▶ _TASK PROMPT_
Look through the data below and report how many lines include "chart". Only the number should be given.
>> Begin PROVIDED MATERIAL
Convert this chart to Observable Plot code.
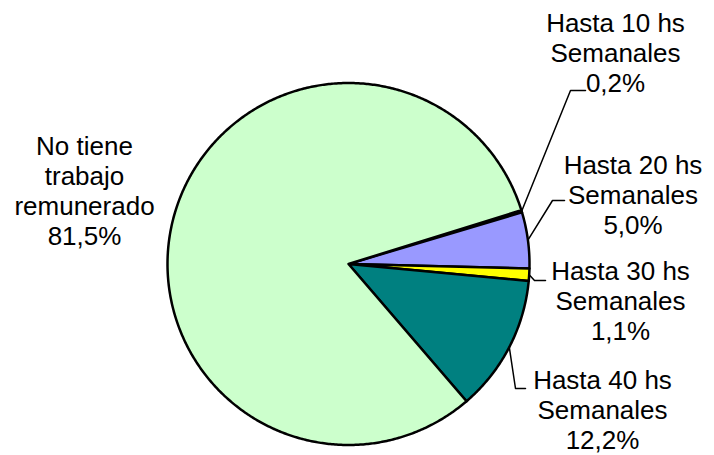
<!DOCTYPE html>
<html><head><meta charset="utf-8">
<script src="https://cdn.jsdelivr.net/npm/d3@7"></script>
<script src="https://cdn.jsdelivr.net/npm/@observablehq/plot@0.6"></script>
<style>body{margin:0;background:#fff;overflow:hidden}</style>
</head><body><div id="chart"></div>
<script>
// ---- data ----
const categories = ["Hasta 10 hs Semanales", "Hasta 20 hs Semanales", "Hasta 30 hs Semanales", "Hasta 40 hs Semanales", "No tiene trabajo remunerado"];
const labelLines = [["Hasta 10 hs", "Semanales"], ["Hasta 20 hs", "Semanales"], ["Hasta 30 hs", "Semanales"], ["Hasta 40 hs", "Semanales"], ["No tiene", "trabajo", "remunerado"]];
const values = [0.2, 5.0, 1.1, 12.2, 81.5];
const colors = ["#111111", "#9999FF", "#FFFF00", "#008080", "#CCFFCC"];

// ---- layout ----
const W = 714, H = 455, cx = 348, cy = 263.5, R = 181, startDeg = 72.7;
const labelPos = [[615, 91], [632.5, 233], [620, 339], [602, 448], [84, 244]]; // center x, last baseline (px)
const leaderPts = [[[570, 90], [585, 90]], [[552, 200], [564, 200]], [[534, 280], [545, 280]], [[515, 388], [525, 388]], null];

const toX = px => (px - cx) / R, toY = py => (cy - py) / R;
const total = d3.sum(values);
const fmt = v => v.toFixed(1).replace(".", ",") + "%";

let acc = 0;
const slices = values.map((v, i) => {
  const a0 = startDeg + acc / total * 360;
  acc += v;
  const a1 = startDeg + acc / total * 360;
  const pts = [{x: 0, y: 0}];
  const n = Math.max(2, Math.ceil((a1 - a0) / 0.5));
  for (let k = 0; k <= n; k++) {
    const a = (a0 + (a1 - a0) * k / n) * Math.PI / 180;
    pts.push({x: Math.sin(a), y: Math.cos(a)});
  }
  return {name: categories[i], pts, mid: (a0 + a1) / 2 * Math.PI / 180, color: colors[i]};
});

const labelData = values.map((v, i) => ({
  text: [...labelLines[i], fmt(v)].join("\n"),
  x: toX(labelPos[i][0]), y: toY(labelPos[i][1])
}));

const leaders = [];
slices.forEach((s, i) => {
  if (!leaderPts[i]) return;
  const line = [{x: Math.sin(s.mid), y: Math.cos(s.mid)}, ...leaderPts[i].map(([px, py]) => ({x: toX(px), y: toY(py)}))];
  leaders.push(line);
});

const chart = Plot.plot({
  width: W, height: H, margin: 0,
  x: {domain: [toX(0), toX(W)], range: [0, W], axis: null},
  y: {domain: [toY(H), toY(0)], range: [H, 0], axis: null},
  style: {background: "#fff"},
  marks: [
    ...slices.map(s => Plot.line(s.pts, {x: "x", y: "y", curve: "linear-closed", fill: s.color, stroke: "#000", strokeWidth: 2.5, strokeLinejoin: "round"})),
    ...leaders.map(l => Plot.line(l, {x: "x", y: "y", stroke: "#000", strokeWidth: 1.5})),
    Plot.text(labelData, {x: "x", y: "y", text: "text", lineAnchor: "bottom", lineHeight: 30 / 26, fontSize: 26, fontFamily: "'Liberation Sans', Arial, sans-serif", fill: "#000", textAnchor: "middle"})
  ]
});
document.getElementById("chart").append(chart);
</script>
</body></html>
>> End PROVIDED MATERIAL
▶ _SOLUTION TO THIS EXERCISE_
4